Выбрать главу

Таким образом, термин «религия» обычно неявно подразумевает совершенно конкретные феномены — «христианство», «средневековая церковь», «монашество» и т. п. Только в таком контексте оказывается возможным противопоставление «религии», «мифологии» и «секуляризма» как особых типов культурного бытия, особых образов или форм жизни.

В то же время термин «религия» может употребляться и для обозначения внеисторических характеристик личности, ее устремленности к «незримому», «реальному», «сверхъестественному», «абсолютному», «высшему», «сакральному», «бытию» и т. п., которые присущи как христианству, так и мифологии, и секуляризму.

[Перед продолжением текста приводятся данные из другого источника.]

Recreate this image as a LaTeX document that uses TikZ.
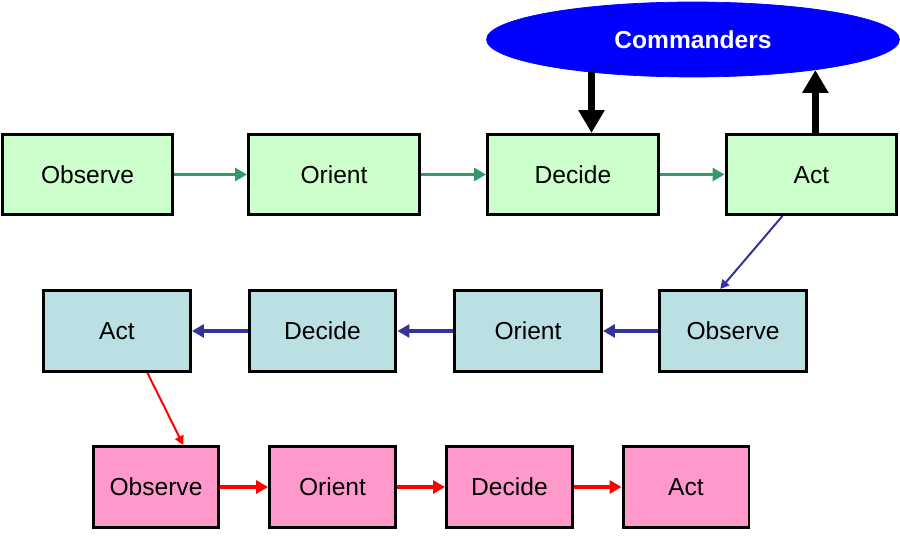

Общая родовая специфика религии при этом оказывается неясной. Неопределенным остается сам тот род бытия, под который следует подвести термин «религия».

Определение сущности религии в этом случае уже оказывается исследованием нового уровня ее бытия по сравнению с субстратным, непосредственно описательным, обыденно-эмпирическим. От описания статичных сходных признаков исследование обращается к причинам, функциональным истокам выявленных на первом уровне особенностей. Последние уже начинают пониматься не сами по себе, но как продукт, результат объективной «истории» или субъективной «устремленности».

Анализ глубинного единства мифологии, христианства и секуляризма как конкретно-исторических (европейских) феноменов показывает возможность их универсального понимания как форм развития, как проявлений фундаментального отношения «личность-мир», выражающегося в единстве трех главных измерений: «человек—природа», «человек—общество» и «человек—человек»{259}. Данное самовоспроизводящееся единство и выступает как субстанция религии (христианства), обозначающаяся теоретическим понятием объективного проявляющегося основания (порождающей модели) как субъективности, так и объективности во всем многообразии их синхронных и диахронных форм. Данное отношение, однако, присуще и «нерелигиозным» формам самосознания — мифологии и философии (секуляризму).

Еще Сократ отмечал кардинальное различие между пониманием «общности» как «сходства», с одной стороны, а с другой, — как системного «единства многоразличного»{260}. Лицо есть и «сходство», тождество типичных частей любых лиц вообще (ртов, глаз, носов и т. п.), и в то же время, «поляризованность» целого на эти «части», оно не их «сумма» вообще, не их одинаковость и неразличимость. Таким образом, термин «лицо» может обозначать как сходство множества лиц, эмпирических систем, наблюдаемых феноменов, так и «единство», «целостность» несходного — частей лица, элементов системы, которые тоже эмпиричны. Однако они объединены в «лицо» не одинаковостью, формы (статики) и не одинаковостью функции (деятельностью), но именно своей структурно-функциональной системностью, органичной целостностью.

Впервые именно христианской тринитарной теологии удалось в диалектике образов «личностей-ипостасей» связать угаданные Сократом и Платоном отношения статики — с динамикой, уникальности — с универсальностью, многообразия — с единством, а самостояния — с самоизменением.

Собственно любое определение, если оно стремится выразить субстанцию, сущность феномена в предельно полной и всеобъемлющей форме, должно органично соединить три аспекта описываемого явления: прошлое, настоящее и будущее, или «археологию», «феноменологию» и «телеологию» (П. Рикер), или «субстрат», «отношение» и «субстанцию» (Гегель), или «субстрат», «функцию», «поведение» (системный анализ).

Эти аспекты выступают как особые измерения целого, как специфические основания для синтеза результатов соответствующих наук, для широкого и поэтапного междисциплинарного диалога в процессе движения ко все более исчерпывающему взаимопониманию как специалистов разных областей, так и носителей разных мироориентаций. Именно на этом пути открывается возможность построения диалогового междисциплинарного религиоведческого синтеза, где разные концепции будут пониматься как самоценные и взаимообогащающие интерпретации одного мира, а не как те или иные «формы искажения действительности»{261}.